Records with drawing code
(begin)
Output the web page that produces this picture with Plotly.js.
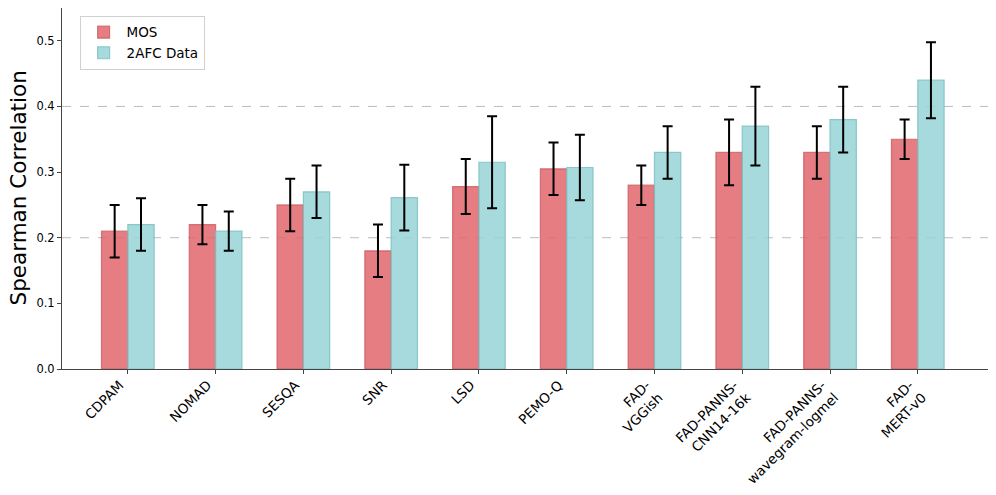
<!DOCTYPE html>
<html>
<head>
<meta charset="utf-8">
<script src="https://cdn.plot.ly/plotly-3.0.1.min.js"></script>
<style>html,body{margin:0;padding:0;background:#fff;}#chart{width:996px;height:495px;}</style>
</head>
<body>
<div id="chart"></div>
<script>
const categories = ["CDPAM", "NOMAD", "SESQA", "SNR", "LSD", "PEMO-Q", "FAD-<br>VGGish", "FAD-PANNS-<br>CNN14-16k", "FAD-PANNS-<br>wavegram-logmel", "FAD-<br>MERT-v0"];
const mosValues = [0.21, 0.22, 0.25, 0.18, 0.278, 0.305, 0.28, 0.33, 0.33, 0.35];
const mosErrors = [0.04, 0.03, 0.04, 0.04, 0.042, 0.04, 0.03, 0.05, 0.04, 0.03];
const afcValues = [0.22, 0.21, 0.27, 0.261, 0.315, 0.307, 0.33, 0.37, 0.38, 0.44];
const afcErrors = [0.04, 0.03, 0.04, 0.05, 0.07, 0.05, 0.04, 0.06, 0.05, 0.058];
const yTicks = [0, 0.1, 0.2, 0.3, 0.4, 0.5];
const yTickLabels = ["0.0", "0.1", "0.2", "0.3", "0.4", "0.5"];
const gridValues = [0.2, 0.4];
const yTitle = 'Spearman Correlation';

const errStyle = {type: 'data', visible: true, color: '#000000', thickness: 2, width: 5};

const traces = [
  {type: 'bar', name: 'MOS', x: categories, y: mosValues,
   error_y: Object.assign({array: mosErrors}, errStyle),
   marker: {color: 'rgba(224,102,108,0.85)', line: {color: 'rgba(200,80,88,0.7)', width: 1.2}}},
  {type: 'bar', name: '2AFC Data', x: categories, y: afcValues,
   error_y: Object.assign({array: afcErrors}, errStyle),
   marker: {color: 'rgba(152,212,214,0.85)', line: {color: 'rgba(120,190,192,0.8)', width: 1.2}}}
];

const layout = {
  width: 996, height: 495,
  margin: {l: 62, r: 8, t: 8, b: 126},
  paper_bgcolor: '#ffffff', plot_bgcolor: '#ffffff',
  font: {family: 'DejaVu Sans, sans-serif', color: '#000000', size: 12},
  barmode: 'group', bargap: 0.4, bargroupgap: 0,
  showlegend: true,
  legend: {x: 0.019, y: 0.978, xanchor: 'left', yanchor: 'top',
           bgcolor: 'rgba(255,255,255,0.9)', bordercolor: '#d0d0d0', borderwidth: 1,
           font: {size: 13.5}, tracegroupgap: 2, itemwidth: 36},
  xaxis: {
    type: 'category', range: [-0.75, 9.8],
    tickangle: -45, tickfont: {size: 13.5},
    ticklabelshift: -8, ticklabelstandoff: -2,
    ticks: 'outside', ticklen: 4, tickcolor: '#444', tickwidth: 1,
    showline: true, linecolor: '#444', linewidth: 1,
    showgrid: false, zeroline: false
  },
  yaxis: {
    range: [0, 0.55], tickvals: yTicks, ticktext: yTickLabels,
    tickfont: {size: 11.5},
    ticks: 'outside', ticklen: 4, tickcolor: '#444', tickwidth: 1,
    showline: true, linecolor: '#444', linewidth: 1,
    showgrid: false, zeroline: false
  },
  annotations: [{text: yTitle, xref: 'paper', yref: 'paper', x: -0.0475, y: 0.5,
    xanchor: 'center', yanchor: 'middle', textangle: -90, showarrow: false,
    font: {size: 21.5, color: '#000000'}}],
  shapes: gridValues.map(v => ({type: 'line', xref: 'paper', yref: 'y', x0: 0, x1: 1, y0: v, y1: v,
    layer: 'below', line: {color: '#bbbbbb', width: 1, dash: 'dash'}}))
};

Plotly.newPlot('chart', traces, layout, {displayModeBar: false, staticPlot: true});
</script>
</body>
</html>
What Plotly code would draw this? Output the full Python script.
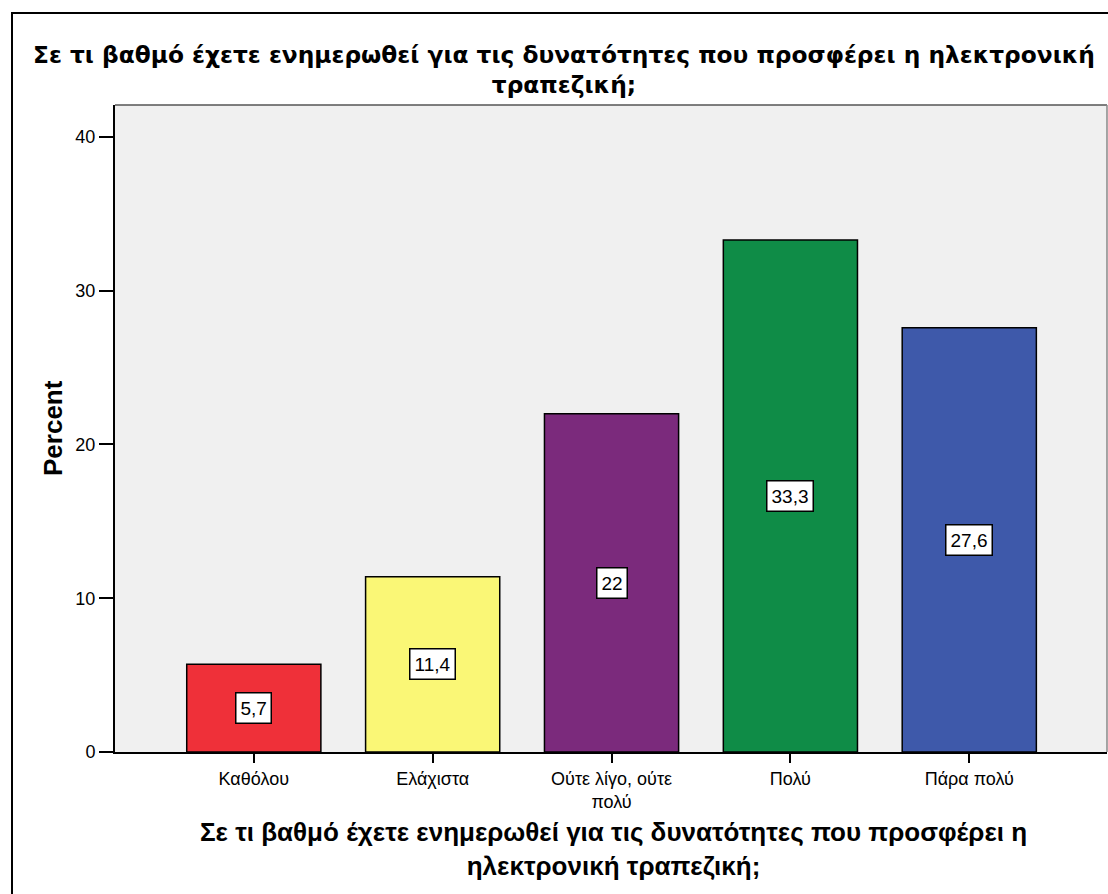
import plotly.graph_objects as go

# Survey answers (percent of respondents)
categories = ["Καθόλου", "Ελάχιστα", "Ούτε λίγο, ούτε πολύ", "Πολύ", "Πάρα πολύ"]
tick_labels = ["Καθόλου", "Ελάχιστα", "Ούτε λίγο, ούτε<br>πολύ", "Πολύ", "Πάρα πολύ"]
percent = [5.7, 11.4, 22.0, 33.3, 27.6]
value_labels = ["5,7", "11,4", "22", "33,3", "27,6"]
bar_colors = ["#EF3039", "#FAF776", "#7B2A7C", "#0F8C47", "#3E59AA"]
y_ticks = [0, 10, 20, 30, 40]

title_text = ("Σε τι βαθμό έχετε ενημερωθεί για τις δυνατότητες που προσφέρει η ηλεκτρονική"
              "<br>τραπεζική;")
xaxis_title = ("Σε τι βαθμό έχετε ενημερωθεί για τις δυνατότητες που προσφέρει η"
               "<br>ηλεκτρονική τραπεζική;")

W, H = 1108, 894
L, R, T, B = 115, 1, 105, 142
pw, ph = W - L - R, H - T - B


def px_x(x):
    return (x - L) / pw


def px_y(y):
    return (H - B - y) / ph


fig = go.Figure()
fig.add_trace(go.Bar(
    x=list(range(len(categories))),
    y=percent,
    width=0.75,
    marker=dict(color=bar_colors, line=dict(color="black", width=1.5)),
    hovertext=categories,
))

# Value boxes in the middle of each bar
for i, (v, lab) in enumerate(zip(percent, value_labels)):
    fig.add_annotation(
        x=i, y=v / 2, xref="x", yref="y", text=lab, showarrow=False,
        font=dict(family="Liberation Sans, Arial", size=19, color="black"),
        bgcolor="white", bordercolor="black", borderwidth=1.5, borderpad=4,
    )

# Chart title
fig.add_annotation(
    x=px_x(564), y=px_y(70), xref="paper", yref="paper", text="<b>" + title_text + "</b>",
    showarrow=False, xanchor="center", yanchor="middle",
    font=dict(family="DejaVu Sans", size=23.3, color="black"),
)

# Axis titles
fig.add_annotation(
    x=px_x(613), y=px_y(849), xref="paper", yref="paper", text="<b>" + xaxis_title + "</b>",
    showarrow=False, xanchor="center", yanchor="middle",
    font=dict(family="Liberation Sans, Arial", size=26, color="black"),
)
fig.add_annotation(
    x=px_x(53), y=px_y(428), xref="paper", yref="paper", text="<b>Percent</b>",
    showarrow=False, textangle=-90, xanchor="center", yanchor="middle",
    font=dict(family="Liberation Sans, Arial", size=26, color="black"),
)

# Outer frame and plot area borders
fig.add_shape(type="rect", xref="paper", yref="paper",
              x0=px_x(12), y0=px_y(905), x1=px_x(1120), y1=px_y(13),
              line=dict(color="black", width=2), layer="above")
fig.add_shape(type="line", xref="paper", yref="paper",
              x0=0, y0=1, x1=1, y1=1, line=dict(color="#555555", width=1.5))
fig.add_shape(type="line", xref="paper", yref="paper",
              x0=1, y0=0, x1=1, y1=1, line=dict(color="#888888", width=1.5))

fig.update_layout(
    width=W, height=H,
    margin=dict(l=L, r=R, t=T, b=B, pad=0),
    paper_bgcolor="white", plot_bgcolor="#F0F0F0",
    showlegend=False, bargap=0.25,
    font=dict(family="Liberation Sans, Arial", size=16, color="black"),
    xaxis=dict(
        range=[-0.776, 4.77], tickmode="array", tickvals=list(range(len(categories))),
        ticktext=tick_labels, ticks="outside", ticklen=9, tickwidth=2, tickcolor="black",
        showline=True, linecolor="black", linewidth=2, showgrid=False, zeroline=False,
        tickfont=dict(size=18),
    ),
    yaxis=dict(
        range=[0, 42.08], tickmode="array", tickvals=y_ticks, ticks="outside",
        ticklen=14, tickwidth=2, tickcolor="black", showline=True, linecolor="black",
        linewidth=2, showgrid=False, zeroline=False, tickfont=dict(size=18),
    ),
)

fig.write_html("out.html")
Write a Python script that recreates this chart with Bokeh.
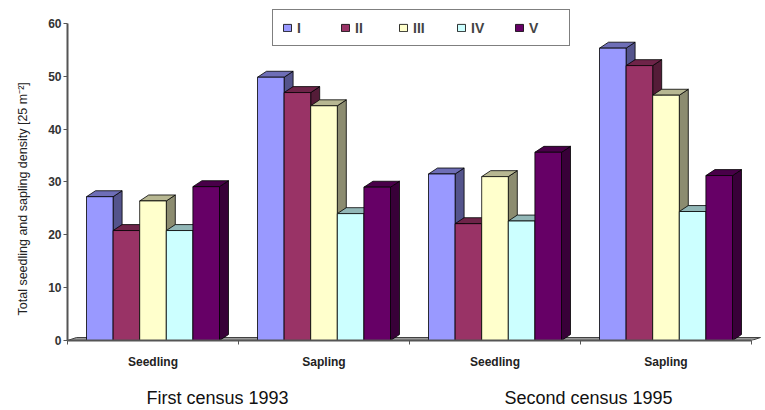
from bokeh.plotting import figure
from bokeh.models import Range1d, FixedTicker, Legend, LegendItem, LinearAxis, Title
from bokeh.embed import file_html
from bokeh.resources import INLINE

# ---------------- data ----------------
categories = ["Seedling", "Sapling", "Seedling", "Sapling"]
groups = ["First census 1993", "Second census 1995"]
series = ["I", "II", "III", "IV", "V"]
vals_I = [27.2, 49.8, 31.5, 55.3]
vals_II = [20.8, 46.9, 22.1, 52.0]
vals_III = [26.4, 44.4, 31.0, 46.4]
vals_IV = [20.8, 24.0, 22.6, 24.4]
vals_V = [29.1, 29.0, 35.6, 31.2]
y_ticks = [0, 10, 20, 30, 40, 50, 60]
y_title = "Total seedling and sapling density [25 m\u207b\u00b2]"

all_vals = [vals_I, vals_II, vals_III, vals_IV, vals_V]
front_colors = ["#9999FF", "#993366", "#FFFFCC", "#CCFFFF", "#660066"]

FONT = "Liberation Sans"

def shade(hexcol, f):
    h = hexcol.lstrip("#")
    r, g, b = (int(h[i:i + 2], 16) for i in (0, 2, 4))
    return "#%02x%02x%02x" % (int(r * f), int(g * f), int(b * f))

# ---------------- geometry (pixels -> data units) ----------------
PX_X = 171.0          # pixels per category
PX_Y = 320.0 / 60.0   # pixels per y unit
frame_w = 696
frame_h = 343
x_end = frame_w / PX_X
y_end = frame_h / PX_Y
dx = 9 / PX_X
dy = 6 / PX_Y
bw = 26.6 / PX_X

p = figure(width=765, height=410, output_backend="svg", toolbar_location=None,
           x_range=Range1d(0, x_end), y_range=Range1d(0, y_end),
           min_border_left=67, min_border_right=2, min_border_top=0,
           min_border_bottom=67)
p.outline_line_color = None
p.xgrid.visible = False
p.ygrid.visible = False
p.background_fill_color = "white"
p.border_fill_color = "white"

ncat = len(categories)
centers = [i + 0.5 for i in range(ncat)]

# floor
fdy = 3 / PX_Y
p.patch([0, ncat, ncat + dx, dx], [0, 0, fdy, fdy], fill_color="#9a9a9a",
        line_color="#404040", line_width=1)

side_xs, side_ys, side_c = [], [], []
top_xs, top_ys, top_c = [], [], []
for j, vals in enumerate(all_vals):
    for i, v in enumerate(vals):
        xc = centers[i] + (j - 2) * bw
        xl, xr = xc - bw / 2, xc + bw / 2
        side_xs.append([xr, xr + dx, xr + dx, xr])
        side_ys.append([0, dy, v + dy, v])
        side_c.append(shade(front_colors[j], 0.55))
        top_xs.append([xl, xr, xr + dx, xl + dx])
        top_ys.append([v, v, v + dy, v + dy])
        top_c.append(shade(front_colors[j], 0.72))

p.patches(side_xs, side_ys, fill_color=side_c, line_color="black", line_width=0.8)
p.patches(top_xs, top_ys, fill_color=top_c, line_color="black", line_width=0.8)

fronts = []
for j, vals in enumerate(all_vals):
    xs = [centers[i] + (j - 2) * bw for i in range(ncat)]
    r = p.vbar(x=xs, width=bw, top=vals, bottom=0, fill_color=front_colors[j],
               line_color="black", line_width=0.8)
    fronts.append(r)

legend = Legend(items=[LegendItem(label=s, renderers=[fronts[j]]) for j, s in enumerate(series)],
                orientation="horizontal", location=(205, 294), margin=0,
                padding=9, spacing=12, glyph_width=10, glyph_height=9,
                label_standoff=5, label_width=31, label_height=17,
                label_text_font=FONT, label_text_font_size="14px",
                label_text_font_style="bold", border_line_color="black",
                border_line_width=1.5, background_fill_color="white",
                background_fill_alpha=1.0)
p.add_layout(legend)

# y axis
ya = p.yaxis[0]
ya.ticker = FixedTicker(ticks=y_ticks)
ya.bounds = (0, 60)
ya.axis_line_color = "#555555"
ya.axis_line_width = 2
ya.major_tick_in = 0
ya.major_tick_out = 4
ya.major_tick_line_color = "#555555"
ya.minor_tick_line_color = None
ya.major_label_standoff = 2
ya.major_label_text_font = FONT
ya.major_label_text_font_size = "12px"
ya.major_label_text_font_style = "bold"
ya.major_label_text_color = "#333333"

# y title
p.add_layout(Title(text=y_title, align="left", offset=25, vertical_align="top",
                   standoff=28, text_font=FONT, text_font_size="12.5px",
                   text_font_style="normal", text_color="#222222"), "left")

# x axis (categories)
xa = p.xaxis[0]
xa.ticker = FixedTicker(ticks=centers, minor_ticks=list(range(ncat + 1)))
xa.major_label_overrides = {c: categories[i] for i, c in enumerate(centers)}
xa.bounds = (0, ncat)
xa.axis_line_color = "#555555"
xa.axis_line_width = 2
xa.major_tick_in = 0
xa.major_tick_out = 0
xa.minor_tick_in = 0
xa.minor_tick_out = 4
xa.minor_tick_line_color = "#555555"
xa.major_label_standoff = 10
xa.major_label_text_font = FONT
xa.major_label_text_font_size = "12px"
xa.major_label_text_font_style = "bold"
xa.major_label_text_color = "#222222"

# group axis (census labels)
group_centers = [1, 3]
label_shift_px = [-21, 8]
gticks = [gc + s / PX_X for gc, s in zip(group_centers, label_shift_px)]
ga = LinearAxis(ticker=FixedTicker(ticks=gticks),
                major_label_overrides={t: groups[i] for i, t in enumerate(gticks)})
ga.axis_line_color = None
ga.major_tick_line_color = None
ga.minor_tick_line_color = None
ga.major_tick_out = 0
ga.major_tick_in = 0
ga.major_label_standoff = 16
ga.major_label_text_font = FONT
ga.major_label_text_font_size = "18px"
ga.major_label_text_color = "#111111"
p.add_layout(ga, "below")

open("out.html", "w").write(file_html(p, INLINE))
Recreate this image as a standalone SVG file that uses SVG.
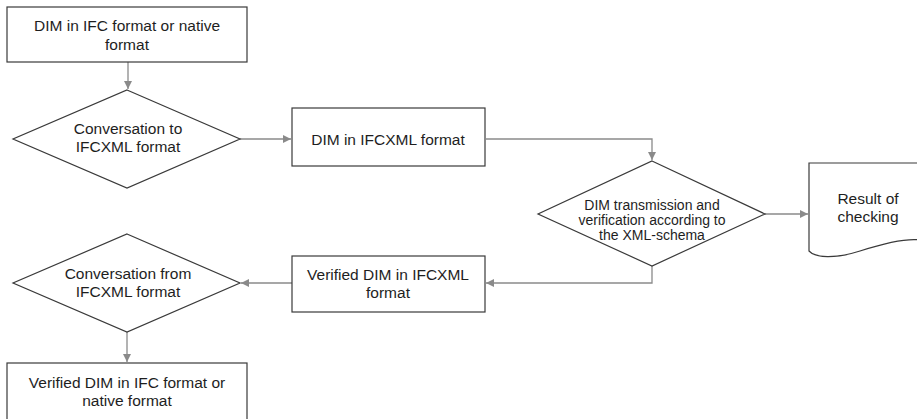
(end)
**Work to be completed:** Leaving out the pictures, extract the stretch from the line holding "What Plotly code" through the line holding "return (x - L) / pw", word for word.

**Result for this task:**
What Plotly code would draw this? Output the full Python script.
import plotly.graph_objects as go

# Survey answers (percent of respondents)
categories = ["Καθόλου", "Ελάχιστα", "Ούτε λίγο, ούτε πολύ", "Πολύ", "Πάρα πολύ"]
tick_labels = ["Καθόλου", "Ελάχιστα", "Ούτε λίγο, ούτε<br>πολύ", "Πολύ", "Πάρα πολύ"]
percent = [5.7, 11.4, 22.0, 33.3, 27.6]
value_labels = ["5,7", "11,4", "22", "33,3", "27,6"]
bar_colors = ["#EF3039", "#FAF776", "#7B2A7C", "#0F8C47", "#3E59AA"]
y_ticks = [0, 10, 20, 30, 40]

title_text = ("Σε τι βαθμό έχετε ενημερωθεί για τις δυνατότητες που προσφέρει η ηλεκτρονική"
              "<br>τραπεζική;")
xaxis_title = ("Σε τι βαθμό έχετε ενημερωθεί για τις δυνατότητες που προσφέρει η"
               "<br>ηλεκτρονική τραπεζική;")

W, H = 1108, 894
L, R, T, B = 115, 1, 105, 142
pw, ph = W - L - R, H - T - B


def px_x(x):
    return (x - L) / pw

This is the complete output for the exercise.